Une administration à faible efficience
Le poids de la bureaucratie est de plus en plus perçu comme un handicap. Manfred Bischoff, l’ancien Président d’Airbus, soulignait avec délice que l’administration allemande avait par rapport à celle de la France un atout indéniable : sa médiocrité. Elle n’attire pas les meilleurs étudiants et rechigne à se moderniser. Cela avait, à ses yeux, comme avantage de permettre au secteur privé de diriger l’économie quand en France, l’administration s’est emparée de cette mission. La faible efficacité de l’administration semble se retourner contre l’économie allemande. Les permis de construire prennent 50 % de plus que la moyenne de l’OCDE à être délivrés. Les essais cliniques sont presque impossibles à réaliser en Allemagne, obligeant les entreprises de biotechnologie à ouvrir des centres de recherche à l’étranger. Les demandes d’agrément d’installation produisant de l’énergie peuvent s’étaler sur plus d’une année. A raison, 70 % des Allemands pensent que l’État, faute de s’être modernisé, est incapable de répondre aux demandes des particuliers ou des entreprises.

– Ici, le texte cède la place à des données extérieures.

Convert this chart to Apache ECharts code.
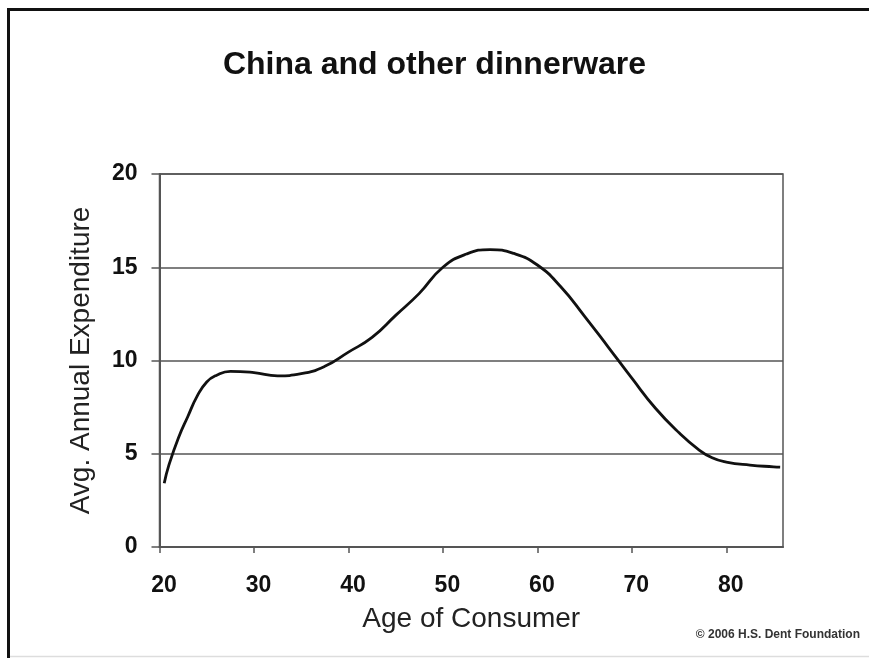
<!DOCTYPE html>
<html>
<head>
<meta charset="utf-8">
<script src="https://cdn.jsdelivr.net/npm/echarts@6/dist/echarts.min.js"></script>
<style>
  html, body { margin: 0; padding: 0; background: #fff; }
  #chart { width: 869px; height: 658px; }
</style>
</head>
<body>
<div id="chart"></div>
<script>
// Average annual spending on china and other dinnerware by consumer age
const ages = [20.5, 21, 22, 23, 24, 25, 26, 27.5, 30, 32.5, 35, 37.5, 40, 42.5, 45, 47.5,
  50, 52.5, 55, 57.5, 60, 62.5, 65, 67.5, 70, 72.5, 75, 77, 78.5, 80, 82.5, 85, 85.7];
const spending = [3.42, 4.4, 5.85, 7.0, 8.1, 8.85, 9.2, 9.42, 9.35, 9.18, 9.29, 9.69, 10.45,
  11.24, 12.42, 13.6, 15.0, 15.71, 15.95, 15.74, 15.12, 13.94, 12.37, 10.72, 9.05, 7.44,
  6.12, 5.25, 4.78, 4.55, 4.39, 4.3, 4.28];
const ageTicks = [20, 30, 40, 50, 60, 70, 80];
const titleText = 'China and other dinnerware';
const xName = 'Age of Consumer';
const yName = 'Avg. Annual Expenditure';
const credit = '\u00A9 2006 H.S. Dent Foundation';

const FONT = '"Liberation Sans", Arial, Helvetica, sans-serif';
const chart = echarts.init(document.getElementById('chart'), null, { renderer: 'canvas' });

chart.setOption({
  animation: false,
  backgroundColor: '#fff',
  title: {
    text: titleText,
    left: 'center',
    top: 44,
    textStyle: { fontFamily: FONT, fontSize: 32, fontWeight: 'bold', color: '#111' }
  },
  grid: {
    left: 159.5, right: 86, top: 174, bottom: 111,
    show: true, borderColor: '#555', borderWidth: 1.5, backgroundColor: 'transparent'
  },
  xAxis: {
    type: 'value',
    min: 20, max: 86,
    name: xName,
    nameLocation: 'middle',
    nameGap: 58,
    nameTextStyle: { fontFamily: FONT, fontSize: 28, color: '#222' },
    axisLine: { show: true, onZero: false, lineStyle: { color: '#555', width: 2 } },
    axisTick: { show: true, length: 6, customValues: ageTicks, lineStyle: { color: '#555', width: 1.5 } },
    axisLabel: {
      customValues: ageTicks,
      margin: 27,
      padding: [0, 0, 0, 9],
      fontFamily: FONT, fontSize: 23, fontWeight: 'bold', color: '#111'
    },
    splitLine: { show: false }
  },
  yAxis: {
    type: 'value',
    min: 0, max: 20, interval: 5,
    name: yName,
    nameLocation: 'middle',
    nameGap: 64,
    nameTextStyle: { fontFamily: FONT, fontSize: 28, color: '#222' },
    axisLine: { show: true, lineStyle: { color: '#555', width: 2 } },
    axisTick: { show: true, length: 8, lineStyle: { color: '#555', width: 1.5 } },
    axisLabel: {
      margin: 22,
      fontFamily: FONT, fontSize: 23, fontWeight: 'bold', color: '#111'
    },
    splitLine: { show: true, lineStyle: { color: '#555', width: 1.5 } }
  },
  series: [{
    type: 'line',
    data: ages.map((a, i) => [a, spending[i]]),
    smooth: 0.5,
    showSymbol: false,
    lineStyle: { color: '#111', width: 2.8 }
  }],
  graphic: [
    {
      type: 'rect',
      shape: { x: 8.5, y: 9.5, width: 900, height: 700 },
      style: { fill: 'none', stroke: '#111', lineWidth: 3 },
      silent: true
    },
    {
      type: 'line',
      shape: { x1: 10, y1: 656.5, x2: 869, y2: 656.5 },
      style: { stroke: '#ddd', lineWidth: 1.5 },
      silent: true
    },
    {
      type: 'text',
      right: 9,
      top: 629,
      style: { text: credit, font: 'bold 12px ' + FONT, fill: '#333' },
      silent: true
    }
  ]
});
</script>
</body>
</html>
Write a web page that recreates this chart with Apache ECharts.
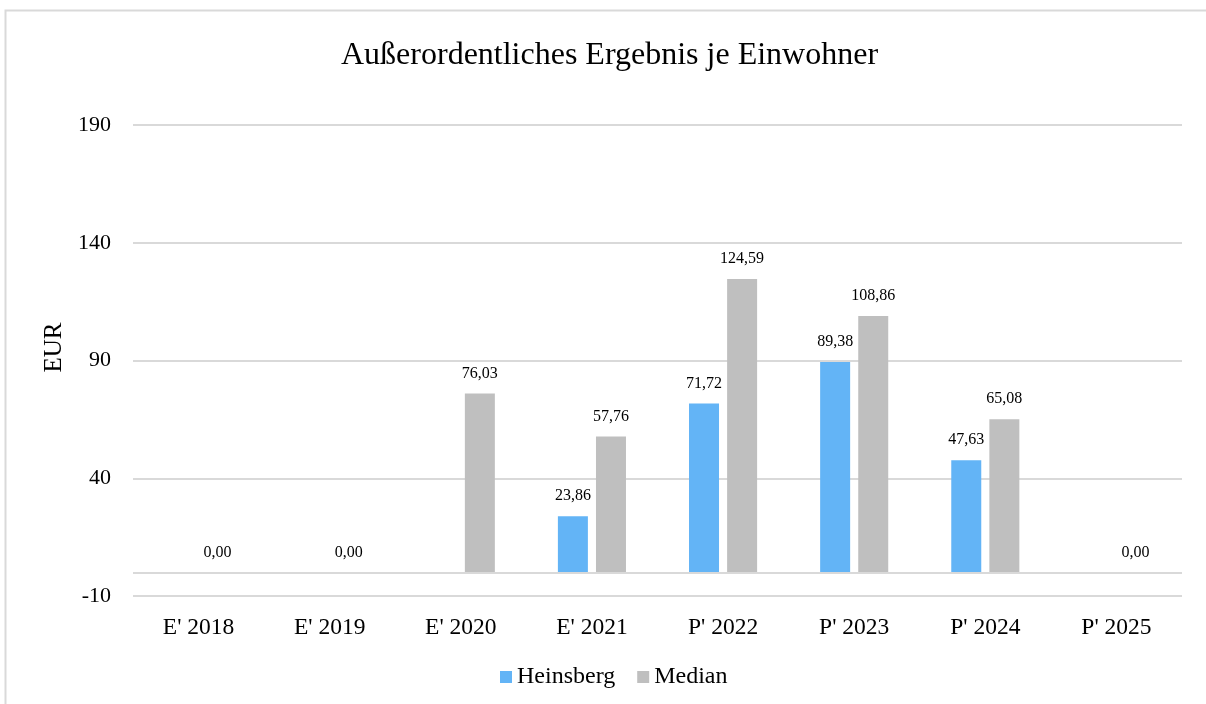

L’inertie administrative devient un véritable goulet d’étranglement. L’opposition croissante entre les Länder et l’Etat fédéral pèse sur l’économie, les décisions étant lentes et pouvant donner lieu à des remises en cause. Angela Merkel a ainsi éprouvé d’importantes difficultés à imposer ses vues durant la crise sanitaire. La structure fédérale allemande a créé un patchwork de fiefs numériques farouchement gardés. Les systèmes informatiques ne sont pas interconnectés et ne facilitent pas les transferts de données.
L’effritement du consensus
Sur le terrain politique, l’Allemagne doit gérer la montée de l’extrême-droite au sein des Länder de l’Est. Alternative für Deutschland (AFD), a recueilli à certaines élections 20 % des voix. L’effritement du consensus, s’il est moindre que dans d’autres pays comme la France ou l’Italie, constitue une nouveauté pour l’Allemagne. Des dissensions apparaissent au sein de la majorité qui associe le SPD, les Verts et les Libéraux. Certains veulent relancer l’économie en multipliant les aides quand d’autres restent fidèles à l’orthodoxie financière.
L’Allemagne reste l’Allemagne
Les succès du pays ont longtemps masqué l’insuffisance de ses institutions et de son administration. Malgré tout, l’Allemagne dispose d’atouts indéniables. Son taux d’endettement public demeure inférieur à celui des autres grands pays européens, tels la France, l’Italie ou l’Espagne. Même s’ils ont été rognés, elle continue à dégager d’importants excédents commerciaux. Les entreprises soutenues par leurs banques et leurs actionnaires disposent de capacités d’investissement élevées leur permettant de relever le défi de la transition énergétique. L’Allemagne grâce à son industrie est capable de générer facilement des gains de productivité à la différence de la France qui est un pays tertiaire.
Les revenus sont Outre-Rhin bien plus élevés qu’en France. L’écart est de plus de 15 % et les prélèvements obligatoires sont de 5 points plus faibles. Si l’Allemagne est un pays blessé, elle est loin d’être défaite.